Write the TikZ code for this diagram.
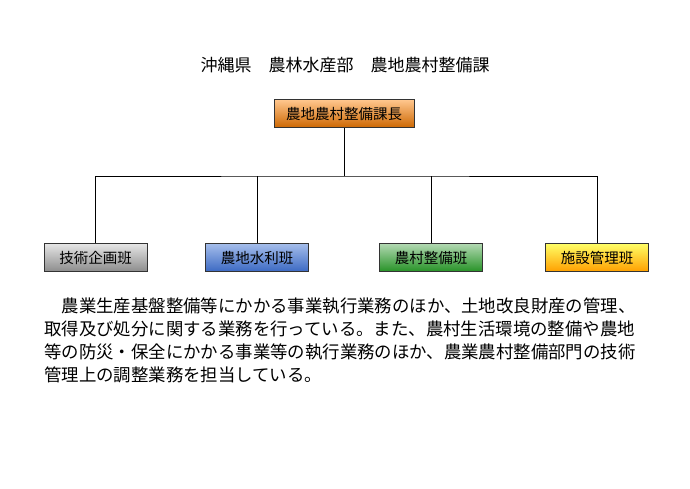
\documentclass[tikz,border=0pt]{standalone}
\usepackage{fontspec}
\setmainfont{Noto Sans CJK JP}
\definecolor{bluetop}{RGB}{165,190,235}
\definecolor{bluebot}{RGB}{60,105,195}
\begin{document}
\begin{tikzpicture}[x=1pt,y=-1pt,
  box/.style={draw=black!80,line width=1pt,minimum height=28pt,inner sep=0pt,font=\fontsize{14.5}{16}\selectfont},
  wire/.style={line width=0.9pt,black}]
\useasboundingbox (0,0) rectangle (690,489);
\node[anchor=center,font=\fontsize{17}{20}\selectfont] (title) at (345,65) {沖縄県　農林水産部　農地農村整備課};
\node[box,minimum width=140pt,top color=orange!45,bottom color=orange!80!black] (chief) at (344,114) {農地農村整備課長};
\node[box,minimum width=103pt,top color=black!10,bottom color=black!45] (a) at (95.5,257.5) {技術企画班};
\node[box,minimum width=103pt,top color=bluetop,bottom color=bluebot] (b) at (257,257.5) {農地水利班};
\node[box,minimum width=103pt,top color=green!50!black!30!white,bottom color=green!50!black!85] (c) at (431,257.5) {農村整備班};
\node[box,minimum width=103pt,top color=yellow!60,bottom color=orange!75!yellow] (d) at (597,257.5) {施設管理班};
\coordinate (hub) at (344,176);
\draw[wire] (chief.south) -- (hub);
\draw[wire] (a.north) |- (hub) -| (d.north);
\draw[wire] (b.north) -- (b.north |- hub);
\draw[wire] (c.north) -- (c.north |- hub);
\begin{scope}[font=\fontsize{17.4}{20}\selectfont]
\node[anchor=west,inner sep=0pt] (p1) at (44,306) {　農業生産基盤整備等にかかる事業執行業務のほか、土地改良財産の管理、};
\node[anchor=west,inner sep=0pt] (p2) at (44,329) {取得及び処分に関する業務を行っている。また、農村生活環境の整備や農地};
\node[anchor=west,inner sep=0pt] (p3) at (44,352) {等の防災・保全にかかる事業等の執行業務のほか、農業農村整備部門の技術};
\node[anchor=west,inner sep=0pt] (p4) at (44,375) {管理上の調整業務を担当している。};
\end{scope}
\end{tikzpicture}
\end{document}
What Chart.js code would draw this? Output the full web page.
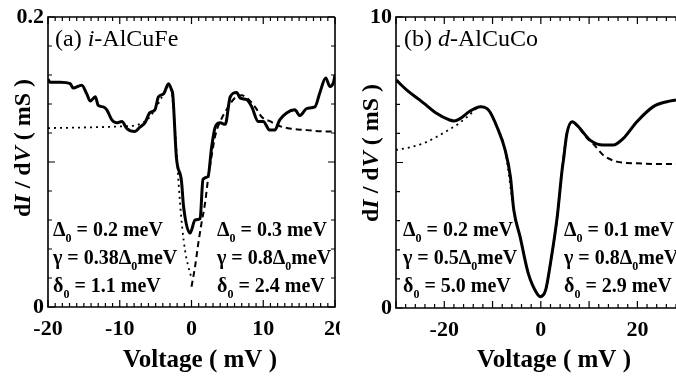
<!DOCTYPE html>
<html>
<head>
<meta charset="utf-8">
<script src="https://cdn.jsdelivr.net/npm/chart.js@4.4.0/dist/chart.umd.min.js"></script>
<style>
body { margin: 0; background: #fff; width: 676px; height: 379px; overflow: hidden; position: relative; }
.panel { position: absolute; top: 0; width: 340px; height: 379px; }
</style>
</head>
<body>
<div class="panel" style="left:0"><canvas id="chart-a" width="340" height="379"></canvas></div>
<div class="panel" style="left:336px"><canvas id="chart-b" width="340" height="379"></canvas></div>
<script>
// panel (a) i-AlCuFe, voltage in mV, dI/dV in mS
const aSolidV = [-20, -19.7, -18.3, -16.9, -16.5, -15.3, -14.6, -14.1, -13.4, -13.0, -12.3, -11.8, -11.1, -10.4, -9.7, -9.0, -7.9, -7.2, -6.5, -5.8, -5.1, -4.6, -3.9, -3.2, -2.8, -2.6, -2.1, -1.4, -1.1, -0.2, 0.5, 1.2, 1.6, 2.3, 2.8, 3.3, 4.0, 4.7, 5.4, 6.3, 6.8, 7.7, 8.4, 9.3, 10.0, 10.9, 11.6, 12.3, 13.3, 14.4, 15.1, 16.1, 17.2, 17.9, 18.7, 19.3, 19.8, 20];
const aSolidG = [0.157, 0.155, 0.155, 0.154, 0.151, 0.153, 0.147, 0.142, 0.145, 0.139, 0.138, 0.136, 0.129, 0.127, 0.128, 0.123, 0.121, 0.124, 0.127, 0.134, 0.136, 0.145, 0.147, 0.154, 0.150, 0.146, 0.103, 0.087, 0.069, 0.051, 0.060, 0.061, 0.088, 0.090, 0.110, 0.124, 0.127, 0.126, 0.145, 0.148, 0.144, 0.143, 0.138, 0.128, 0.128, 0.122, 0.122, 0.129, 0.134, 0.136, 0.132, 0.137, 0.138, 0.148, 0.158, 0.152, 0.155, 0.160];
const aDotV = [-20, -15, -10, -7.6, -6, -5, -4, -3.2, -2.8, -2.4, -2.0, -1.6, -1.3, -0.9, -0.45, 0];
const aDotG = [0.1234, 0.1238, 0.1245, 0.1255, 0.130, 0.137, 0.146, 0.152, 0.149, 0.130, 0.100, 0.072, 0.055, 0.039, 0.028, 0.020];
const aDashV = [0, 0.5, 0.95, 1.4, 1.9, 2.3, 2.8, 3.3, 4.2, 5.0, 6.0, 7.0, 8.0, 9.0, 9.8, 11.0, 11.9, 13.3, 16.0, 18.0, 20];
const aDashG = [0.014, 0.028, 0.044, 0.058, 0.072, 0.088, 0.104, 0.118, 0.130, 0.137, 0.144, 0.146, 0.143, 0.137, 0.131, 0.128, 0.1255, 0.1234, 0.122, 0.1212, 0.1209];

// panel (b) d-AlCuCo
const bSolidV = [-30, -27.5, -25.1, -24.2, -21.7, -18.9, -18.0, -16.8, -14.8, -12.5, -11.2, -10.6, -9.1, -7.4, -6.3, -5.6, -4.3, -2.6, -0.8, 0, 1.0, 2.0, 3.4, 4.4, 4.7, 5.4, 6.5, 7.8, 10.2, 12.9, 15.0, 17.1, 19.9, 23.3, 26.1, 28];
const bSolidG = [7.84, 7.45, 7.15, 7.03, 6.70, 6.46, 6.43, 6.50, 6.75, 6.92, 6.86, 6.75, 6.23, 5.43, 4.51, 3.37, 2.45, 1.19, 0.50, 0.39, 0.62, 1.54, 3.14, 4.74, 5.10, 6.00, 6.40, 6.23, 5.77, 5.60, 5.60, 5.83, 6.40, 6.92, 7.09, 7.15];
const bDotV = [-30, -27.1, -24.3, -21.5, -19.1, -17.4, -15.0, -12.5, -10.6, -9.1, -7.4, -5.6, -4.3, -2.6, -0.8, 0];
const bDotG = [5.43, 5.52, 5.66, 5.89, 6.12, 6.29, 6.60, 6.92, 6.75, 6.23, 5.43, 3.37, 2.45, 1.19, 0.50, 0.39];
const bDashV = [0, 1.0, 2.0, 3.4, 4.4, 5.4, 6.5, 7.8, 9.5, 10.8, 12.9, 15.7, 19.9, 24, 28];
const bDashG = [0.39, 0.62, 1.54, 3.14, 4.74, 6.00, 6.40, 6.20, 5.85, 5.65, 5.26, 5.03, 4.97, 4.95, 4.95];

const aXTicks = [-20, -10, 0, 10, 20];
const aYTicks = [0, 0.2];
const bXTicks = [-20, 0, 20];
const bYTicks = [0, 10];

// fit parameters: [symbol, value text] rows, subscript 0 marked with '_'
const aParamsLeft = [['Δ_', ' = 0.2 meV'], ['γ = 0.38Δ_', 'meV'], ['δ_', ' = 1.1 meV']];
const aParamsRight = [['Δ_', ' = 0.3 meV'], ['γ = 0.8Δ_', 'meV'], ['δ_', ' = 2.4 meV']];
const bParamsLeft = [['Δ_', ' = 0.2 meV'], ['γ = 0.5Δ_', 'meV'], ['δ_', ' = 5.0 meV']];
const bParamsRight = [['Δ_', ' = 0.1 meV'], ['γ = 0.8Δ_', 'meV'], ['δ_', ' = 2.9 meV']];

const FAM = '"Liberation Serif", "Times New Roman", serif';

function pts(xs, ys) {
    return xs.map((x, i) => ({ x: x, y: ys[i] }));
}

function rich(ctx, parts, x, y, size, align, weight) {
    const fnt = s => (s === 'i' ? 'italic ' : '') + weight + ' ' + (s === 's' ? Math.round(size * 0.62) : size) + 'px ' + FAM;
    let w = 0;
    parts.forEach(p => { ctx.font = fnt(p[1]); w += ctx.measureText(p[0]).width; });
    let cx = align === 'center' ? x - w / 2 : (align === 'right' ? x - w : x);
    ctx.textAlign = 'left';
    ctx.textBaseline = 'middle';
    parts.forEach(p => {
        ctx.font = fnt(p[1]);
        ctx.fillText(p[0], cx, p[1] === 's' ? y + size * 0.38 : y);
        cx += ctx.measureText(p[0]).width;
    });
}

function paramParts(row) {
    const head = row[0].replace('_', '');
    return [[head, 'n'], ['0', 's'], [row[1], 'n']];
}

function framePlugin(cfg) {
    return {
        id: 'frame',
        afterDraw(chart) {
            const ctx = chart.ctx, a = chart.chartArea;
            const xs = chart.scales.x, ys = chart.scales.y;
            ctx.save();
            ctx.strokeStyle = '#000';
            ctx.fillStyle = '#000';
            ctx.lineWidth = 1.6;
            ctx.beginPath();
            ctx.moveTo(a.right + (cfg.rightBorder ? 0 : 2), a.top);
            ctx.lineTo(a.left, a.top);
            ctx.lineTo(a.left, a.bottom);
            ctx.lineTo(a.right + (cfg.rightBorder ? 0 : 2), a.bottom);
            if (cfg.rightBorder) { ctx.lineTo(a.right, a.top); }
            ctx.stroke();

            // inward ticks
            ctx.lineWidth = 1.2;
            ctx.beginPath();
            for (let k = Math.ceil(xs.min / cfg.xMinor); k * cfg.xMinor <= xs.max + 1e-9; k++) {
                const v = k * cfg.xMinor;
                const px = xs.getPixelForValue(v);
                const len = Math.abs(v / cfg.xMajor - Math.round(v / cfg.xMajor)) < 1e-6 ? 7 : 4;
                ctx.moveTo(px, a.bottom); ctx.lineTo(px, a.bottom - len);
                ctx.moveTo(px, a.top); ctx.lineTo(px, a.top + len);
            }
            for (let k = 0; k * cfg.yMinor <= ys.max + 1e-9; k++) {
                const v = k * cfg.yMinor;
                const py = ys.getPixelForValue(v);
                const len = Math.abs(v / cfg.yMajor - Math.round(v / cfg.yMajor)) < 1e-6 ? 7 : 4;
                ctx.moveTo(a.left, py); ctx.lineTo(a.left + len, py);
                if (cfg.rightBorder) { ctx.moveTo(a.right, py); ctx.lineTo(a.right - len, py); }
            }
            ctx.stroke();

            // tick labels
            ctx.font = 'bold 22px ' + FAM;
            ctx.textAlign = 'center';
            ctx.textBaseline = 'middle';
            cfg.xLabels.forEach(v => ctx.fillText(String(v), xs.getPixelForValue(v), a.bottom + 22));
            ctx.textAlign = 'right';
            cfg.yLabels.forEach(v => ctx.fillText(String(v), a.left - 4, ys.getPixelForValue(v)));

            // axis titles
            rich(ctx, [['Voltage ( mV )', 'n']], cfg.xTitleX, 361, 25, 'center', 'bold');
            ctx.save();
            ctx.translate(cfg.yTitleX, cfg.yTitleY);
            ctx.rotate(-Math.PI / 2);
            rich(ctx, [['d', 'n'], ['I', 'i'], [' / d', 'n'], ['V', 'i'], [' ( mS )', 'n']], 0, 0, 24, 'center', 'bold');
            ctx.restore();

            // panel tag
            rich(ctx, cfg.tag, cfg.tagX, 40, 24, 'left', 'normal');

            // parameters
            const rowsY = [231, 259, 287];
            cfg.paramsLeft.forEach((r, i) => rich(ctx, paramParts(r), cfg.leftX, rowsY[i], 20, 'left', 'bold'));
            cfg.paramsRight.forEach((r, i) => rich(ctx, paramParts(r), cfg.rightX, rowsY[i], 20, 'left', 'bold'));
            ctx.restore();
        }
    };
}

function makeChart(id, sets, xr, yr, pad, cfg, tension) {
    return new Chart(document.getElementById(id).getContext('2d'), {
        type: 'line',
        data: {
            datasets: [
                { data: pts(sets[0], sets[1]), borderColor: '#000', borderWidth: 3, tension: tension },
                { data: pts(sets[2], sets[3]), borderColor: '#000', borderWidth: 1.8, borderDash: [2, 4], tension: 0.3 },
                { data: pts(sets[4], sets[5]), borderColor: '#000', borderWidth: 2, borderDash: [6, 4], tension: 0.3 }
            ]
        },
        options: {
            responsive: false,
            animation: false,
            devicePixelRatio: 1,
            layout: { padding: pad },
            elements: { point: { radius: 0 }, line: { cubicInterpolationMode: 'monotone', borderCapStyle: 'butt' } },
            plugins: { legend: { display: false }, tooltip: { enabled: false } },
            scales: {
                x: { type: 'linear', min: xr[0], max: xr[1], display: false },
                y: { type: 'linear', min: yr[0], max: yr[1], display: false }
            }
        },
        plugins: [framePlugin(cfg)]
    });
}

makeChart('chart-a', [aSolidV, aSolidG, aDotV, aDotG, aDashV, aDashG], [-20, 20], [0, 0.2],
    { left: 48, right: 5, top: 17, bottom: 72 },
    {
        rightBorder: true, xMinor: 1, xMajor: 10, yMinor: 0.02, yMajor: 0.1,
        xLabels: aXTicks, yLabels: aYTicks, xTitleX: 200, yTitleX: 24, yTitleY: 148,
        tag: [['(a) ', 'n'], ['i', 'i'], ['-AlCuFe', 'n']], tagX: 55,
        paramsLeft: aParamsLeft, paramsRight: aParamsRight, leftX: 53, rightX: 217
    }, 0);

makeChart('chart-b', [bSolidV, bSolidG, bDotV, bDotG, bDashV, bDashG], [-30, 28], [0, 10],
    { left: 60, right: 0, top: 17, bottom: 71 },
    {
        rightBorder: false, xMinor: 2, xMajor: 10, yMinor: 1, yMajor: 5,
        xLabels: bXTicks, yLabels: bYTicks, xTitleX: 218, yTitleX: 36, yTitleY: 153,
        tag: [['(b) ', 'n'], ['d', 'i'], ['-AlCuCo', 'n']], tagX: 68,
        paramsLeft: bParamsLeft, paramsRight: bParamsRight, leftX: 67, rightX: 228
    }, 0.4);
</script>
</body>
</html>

▶ _AIM OF THE TASK_
Locate each line with the word "this" and copy it.

▶ _EXERCISE RESULT_
Write the TikZ code for this diagram.
What Chart.js code would draw this? Output the full web page.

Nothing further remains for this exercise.